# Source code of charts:
## START

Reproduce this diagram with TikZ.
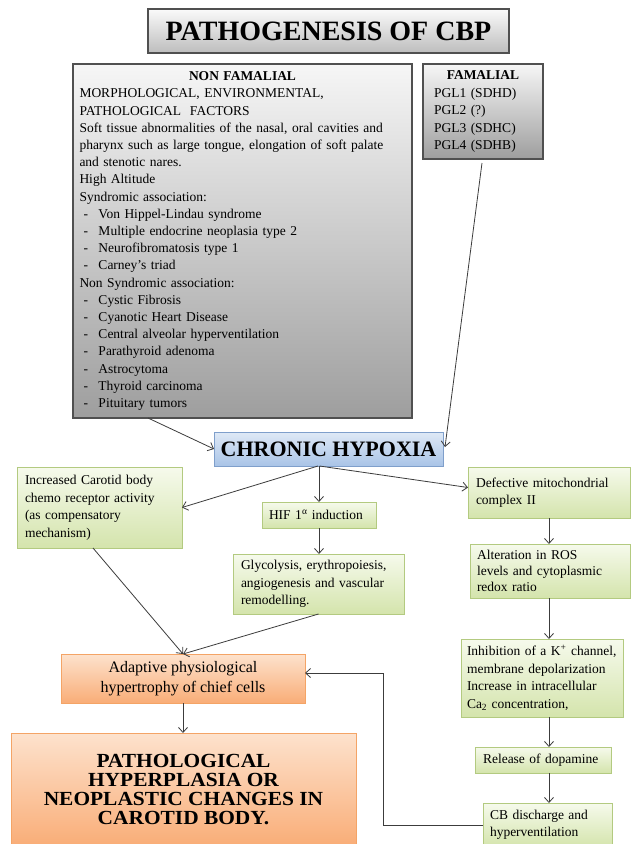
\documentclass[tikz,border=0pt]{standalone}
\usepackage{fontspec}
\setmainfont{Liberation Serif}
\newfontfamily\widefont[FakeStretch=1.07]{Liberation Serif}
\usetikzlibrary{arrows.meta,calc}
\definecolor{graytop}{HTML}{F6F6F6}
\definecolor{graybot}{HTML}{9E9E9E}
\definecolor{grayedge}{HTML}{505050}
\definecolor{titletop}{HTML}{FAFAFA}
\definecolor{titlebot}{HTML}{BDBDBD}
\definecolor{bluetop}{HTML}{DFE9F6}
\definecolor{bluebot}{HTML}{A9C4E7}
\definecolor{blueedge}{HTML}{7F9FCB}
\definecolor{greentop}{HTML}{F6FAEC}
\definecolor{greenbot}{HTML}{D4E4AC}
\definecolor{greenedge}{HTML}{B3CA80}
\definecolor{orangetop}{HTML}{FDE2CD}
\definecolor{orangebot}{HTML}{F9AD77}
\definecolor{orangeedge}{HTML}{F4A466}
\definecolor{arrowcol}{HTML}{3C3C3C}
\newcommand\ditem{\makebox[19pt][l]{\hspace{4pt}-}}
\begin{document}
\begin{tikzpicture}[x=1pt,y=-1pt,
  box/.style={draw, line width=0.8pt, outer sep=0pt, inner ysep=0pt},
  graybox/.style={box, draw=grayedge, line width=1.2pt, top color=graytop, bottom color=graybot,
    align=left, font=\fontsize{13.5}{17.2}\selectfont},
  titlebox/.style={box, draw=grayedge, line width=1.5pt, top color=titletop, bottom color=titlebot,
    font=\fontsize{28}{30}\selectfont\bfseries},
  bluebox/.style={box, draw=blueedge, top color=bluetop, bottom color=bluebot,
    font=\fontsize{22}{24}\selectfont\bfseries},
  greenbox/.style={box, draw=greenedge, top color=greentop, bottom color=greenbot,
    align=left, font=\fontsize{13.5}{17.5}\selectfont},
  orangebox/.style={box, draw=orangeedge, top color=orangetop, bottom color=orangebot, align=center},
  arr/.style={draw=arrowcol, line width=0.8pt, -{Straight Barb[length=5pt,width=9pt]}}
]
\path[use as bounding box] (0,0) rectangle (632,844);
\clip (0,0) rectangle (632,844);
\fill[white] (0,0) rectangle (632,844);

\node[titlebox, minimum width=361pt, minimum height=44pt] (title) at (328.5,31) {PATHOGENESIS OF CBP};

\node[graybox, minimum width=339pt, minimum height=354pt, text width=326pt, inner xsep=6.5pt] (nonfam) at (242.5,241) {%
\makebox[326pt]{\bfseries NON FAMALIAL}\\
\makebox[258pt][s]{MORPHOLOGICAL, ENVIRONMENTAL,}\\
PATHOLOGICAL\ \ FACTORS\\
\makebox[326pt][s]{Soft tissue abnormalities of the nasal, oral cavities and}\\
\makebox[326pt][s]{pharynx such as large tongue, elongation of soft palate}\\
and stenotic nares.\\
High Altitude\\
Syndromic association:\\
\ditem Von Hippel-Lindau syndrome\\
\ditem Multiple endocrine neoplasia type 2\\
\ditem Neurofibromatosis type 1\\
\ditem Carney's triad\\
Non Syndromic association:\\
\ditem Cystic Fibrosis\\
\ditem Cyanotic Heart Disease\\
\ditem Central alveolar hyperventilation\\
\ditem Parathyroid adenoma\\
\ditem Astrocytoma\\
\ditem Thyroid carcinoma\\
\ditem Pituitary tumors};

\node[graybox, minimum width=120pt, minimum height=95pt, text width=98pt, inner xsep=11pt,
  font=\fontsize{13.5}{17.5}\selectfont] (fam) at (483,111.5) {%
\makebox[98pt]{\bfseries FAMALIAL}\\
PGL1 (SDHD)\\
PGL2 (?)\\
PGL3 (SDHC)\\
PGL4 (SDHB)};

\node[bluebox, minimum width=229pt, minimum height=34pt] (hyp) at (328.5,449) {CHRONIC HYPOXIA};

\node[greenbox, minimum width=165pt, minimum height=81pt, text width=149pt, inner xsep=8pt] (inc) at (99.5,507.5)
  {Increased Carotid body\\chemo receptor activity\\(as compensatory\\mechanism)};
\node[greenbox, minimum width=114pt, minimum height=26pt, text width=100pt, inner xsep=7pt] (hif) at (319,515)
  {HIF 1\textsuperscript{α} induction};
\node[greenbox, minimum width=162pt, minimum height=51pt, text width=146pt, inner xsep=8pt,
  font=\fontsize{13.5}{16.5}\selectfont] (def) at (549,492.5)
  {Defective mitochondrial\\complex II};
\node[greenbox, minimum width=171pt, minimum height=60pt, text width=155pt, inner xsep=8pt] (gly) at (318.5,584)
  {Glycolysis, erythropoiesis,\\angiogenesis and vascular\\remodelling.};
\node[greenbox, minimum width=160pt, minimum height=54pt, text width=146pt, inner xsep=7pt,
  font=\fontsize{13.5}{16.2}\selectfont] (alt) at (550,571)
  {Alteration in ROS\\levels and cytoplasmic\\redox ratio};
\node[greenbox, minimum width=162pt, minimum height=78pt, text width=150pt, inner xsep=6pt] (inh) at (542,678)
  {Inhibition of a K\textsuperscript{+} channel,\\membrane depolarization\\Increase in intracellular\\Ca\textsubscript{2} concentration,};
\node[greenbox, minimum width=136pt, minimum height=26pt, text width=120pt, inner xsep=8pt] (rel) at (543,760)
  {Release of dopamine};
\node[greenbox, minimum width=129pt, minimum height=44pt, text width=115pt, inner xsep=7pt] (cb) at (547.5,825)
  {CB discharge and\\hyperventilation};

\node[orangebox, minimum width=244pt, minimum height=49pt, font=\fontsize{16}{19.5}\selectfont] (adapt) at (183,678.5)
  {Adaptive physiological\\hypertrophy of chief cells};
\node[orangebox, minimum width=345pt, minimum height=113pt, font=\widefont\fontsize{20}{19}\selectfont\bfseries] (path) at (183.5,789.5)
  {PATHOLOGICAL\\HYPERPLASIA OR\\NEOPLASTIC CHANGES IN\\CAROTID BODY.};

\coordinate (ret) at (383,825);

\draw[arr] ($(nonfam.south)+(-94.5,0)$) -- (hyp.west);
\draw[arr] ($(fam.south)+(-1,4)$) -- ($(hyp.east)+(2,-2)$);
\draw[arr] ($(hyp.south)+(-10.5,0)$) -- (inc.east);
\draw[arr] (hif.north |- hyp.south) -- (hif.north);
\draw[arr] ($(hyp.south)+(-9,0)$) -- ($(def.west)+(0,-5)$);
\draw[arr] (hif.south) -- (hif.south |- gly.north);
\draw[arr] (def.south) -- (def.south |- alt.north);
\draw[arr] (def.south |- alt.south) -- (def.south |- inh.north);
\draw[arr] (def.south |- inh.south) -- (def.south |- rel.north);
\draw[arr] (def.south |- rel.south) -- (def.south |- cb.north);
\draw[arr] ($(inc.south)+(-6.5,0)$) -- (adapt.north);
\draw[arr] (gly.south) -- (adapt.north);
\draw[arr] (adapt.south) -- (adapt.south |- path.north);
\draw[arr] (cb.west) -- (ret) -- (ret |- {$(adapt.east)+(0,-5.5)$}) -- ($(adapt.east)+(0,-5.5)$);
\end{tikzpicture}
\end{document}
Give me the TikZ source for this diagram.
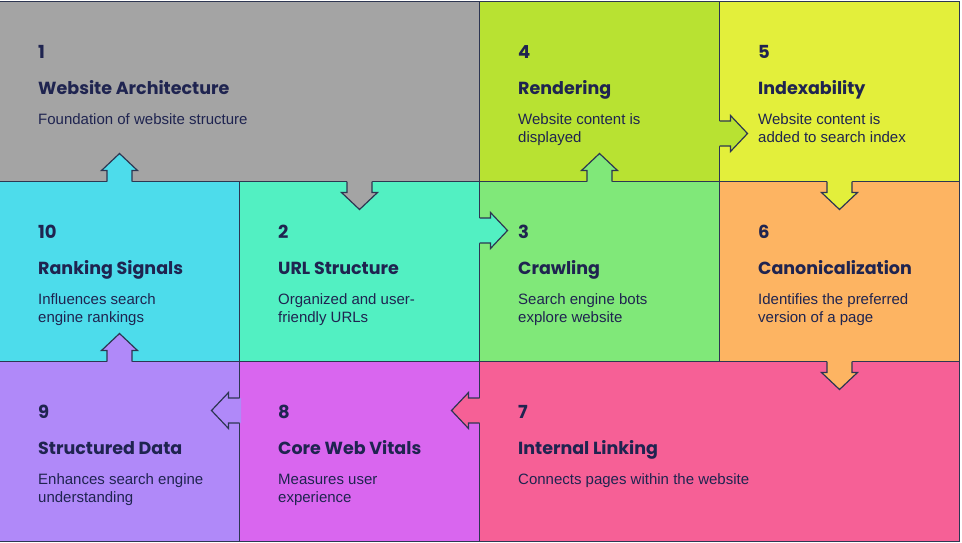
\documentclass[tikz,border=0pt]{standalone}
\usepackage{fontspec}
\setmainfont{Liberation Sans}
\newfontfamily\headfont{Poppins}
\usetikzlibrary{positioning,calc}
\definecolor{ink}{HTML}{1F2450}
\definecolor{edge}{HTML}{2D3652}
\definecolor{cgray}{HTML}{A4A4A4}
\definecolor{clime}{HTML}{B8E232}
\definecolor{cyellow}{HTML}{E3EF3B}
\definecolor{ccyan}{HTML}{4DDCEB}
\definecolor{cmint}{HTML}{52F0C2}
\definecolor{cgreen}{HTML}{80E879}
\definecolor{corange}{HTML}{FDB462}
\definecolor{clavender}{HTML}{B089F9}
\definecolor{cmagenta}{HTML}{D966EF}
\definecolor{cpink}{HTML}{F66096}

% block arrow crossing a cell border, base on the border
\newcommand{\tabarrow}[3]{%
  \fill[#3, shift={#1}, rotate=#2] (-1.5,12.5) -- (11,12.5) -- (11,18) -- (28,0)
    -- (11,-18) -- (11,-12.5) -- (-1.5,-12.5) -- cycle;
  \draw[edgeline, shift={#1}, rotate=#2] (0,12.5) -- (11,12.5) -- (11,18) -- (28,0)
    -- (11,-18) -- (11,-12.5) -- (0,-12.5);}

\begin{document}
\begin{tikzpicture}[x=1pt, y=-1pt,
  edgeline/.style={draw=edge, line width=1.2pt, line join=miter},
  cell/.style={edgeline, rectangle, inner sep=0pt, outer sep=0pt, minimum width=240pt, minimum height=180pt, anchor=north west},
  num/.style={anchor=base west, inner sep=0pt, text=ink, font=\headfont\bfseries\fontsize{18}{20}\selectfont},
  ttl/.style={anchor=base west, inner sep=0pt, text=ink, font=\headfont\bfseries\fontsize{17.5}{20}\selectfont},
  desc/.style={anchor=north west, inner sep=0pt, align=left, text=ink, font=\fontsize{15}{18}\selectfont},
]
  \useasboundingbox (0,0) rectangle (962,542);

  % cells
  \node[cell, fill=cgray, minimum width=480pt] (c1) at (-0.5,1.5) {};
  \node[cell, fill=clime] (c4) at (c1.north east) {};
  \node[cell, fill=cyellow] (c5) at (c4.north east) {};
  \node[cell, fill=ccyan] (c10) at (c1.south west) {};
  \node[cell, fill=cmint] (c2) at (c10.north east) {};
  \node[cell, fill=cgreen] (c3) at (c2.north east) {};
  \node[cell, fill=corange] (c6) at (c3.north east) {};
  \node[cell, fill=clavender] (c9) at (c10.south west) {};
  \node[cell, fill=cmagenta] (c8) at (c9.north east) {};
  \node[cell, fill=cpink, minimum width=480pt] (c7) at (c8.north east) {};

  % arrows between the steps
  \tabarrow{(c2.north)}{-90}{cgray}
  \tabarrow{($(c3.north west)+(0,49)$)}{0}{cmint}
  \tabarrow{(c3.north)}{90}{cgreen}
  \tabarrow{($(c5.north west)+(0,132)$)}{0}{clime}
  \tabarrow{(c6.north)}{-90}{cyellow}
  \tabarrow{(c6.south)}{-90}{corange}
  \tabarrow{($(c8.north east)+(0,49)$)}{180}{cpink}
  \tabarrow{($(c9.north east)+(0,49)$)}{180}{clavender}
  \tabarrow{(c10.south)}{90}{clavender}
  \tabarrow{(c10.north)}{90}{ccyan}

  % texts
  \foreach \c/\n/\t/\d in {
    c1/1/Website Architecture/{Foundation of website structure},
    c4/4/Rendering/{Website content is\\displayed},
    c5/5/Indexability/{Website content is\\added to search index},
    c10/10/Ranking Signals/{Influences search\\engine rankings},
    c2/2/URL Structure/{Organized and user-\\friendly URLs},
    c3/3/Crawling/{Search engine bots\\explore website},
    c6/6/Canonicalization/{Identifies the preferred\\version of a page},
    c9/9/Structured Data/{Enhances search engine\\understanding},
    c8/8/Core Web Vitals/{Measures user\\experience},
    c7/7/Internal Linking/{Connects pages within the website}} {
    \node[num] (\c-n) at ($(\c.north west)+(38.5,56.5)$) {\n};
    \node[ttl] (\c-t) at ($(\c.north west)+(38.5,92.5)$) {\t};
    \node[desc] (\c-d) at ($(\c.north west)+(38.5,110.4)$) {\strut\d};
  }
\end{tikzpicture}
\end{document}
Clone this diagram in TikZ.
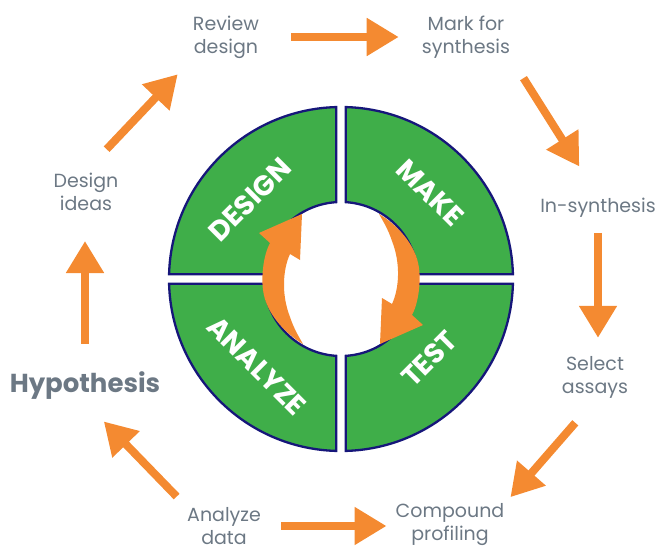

## END

# Given instruction:
Taking the entries above, extract every line from the one bearing "Give me the TikZ source for this diagram." through the one bearing "(0,0) rectangle (962,542);", exactly, with no pictures.

# The reply:
Give me the TikZ source for this diagram.
\documentclass[tikz,border=0pt]{standalone}
\usepackage{fontspec}
\setmainfont{Liberation Sans}
\newfontfamily\headfont{Poppins}
\usetikzlibrary{positioning,calc}
\definecolor{ink}{HTML}{1F2450}
\definecolor{edge}{HTML}{2D3652}
\definecolor{cgray}{HTML}{A4A4A4}
\definecolor{clime}{HTML}{B8E232}
\definecolor{cyellow}{HTML}{E3EF3B}
\definecolor{ccyan}{HTML}{4DDCEB}
\definecolor{cmint}{HTML}{52F0C2}
\definecolor{cgreen}{HTML}{80E879}
\definecolor{corange}{HTML}{FDB462}
\definecolor{clavender}{HTML}{B089F9}
\definecolor{cmagenta}{HTML}{D966EF}
\definecolor{cpink}{HTML}{F66096}

% block arrow crossing a cell border, base on the border
\newcommand{\tabarrow}[3]{%
  \fill[#3, shift={#1}, rotate=#2] (-1.5,12.5) -- (11,12.5) -- (11,18) -- (28,0)
    -- (11,-18) -- (11,-12.5) -- (-1.5,-12.5) -- cycle;
  \draw[edgeline, shift={#1}, rotate=#2] (0,12.5) -- (11,12.5) -- (11,18) -- (28,0)
    -- (11,-18) -- (11,-12.5) -- (0,-12.5);}

\begin{document}
\begin{tikzpicture}[x=1pt, y=-1pt,
  edgeline/.style={draw=edge, line width=1.2pt, line join=miter},
  cell/.style={edgeline, rectangle, inner sep=0pt, outer sep=0pt, minimum width=240pt, minimum height=180pt, anchor=north west},
  num/.style={anchor=base west, inner sep=0pt, text=ink, font=\headfont\bfseries\fontsize{18}{20}\selectfont},
  ttl/.style={anchor=base west, inner sep=0pt, text=ink, font=\headfont\bfseries\fontsize{17.5}{20}\selectfont},
  desc/.style={anchor=north west, inner sep=0pt, align=left, text=ink, font=\fontsize{15}{18}\selectfont},
]
  \useasboundingbox (0,0) rectangle (962,542);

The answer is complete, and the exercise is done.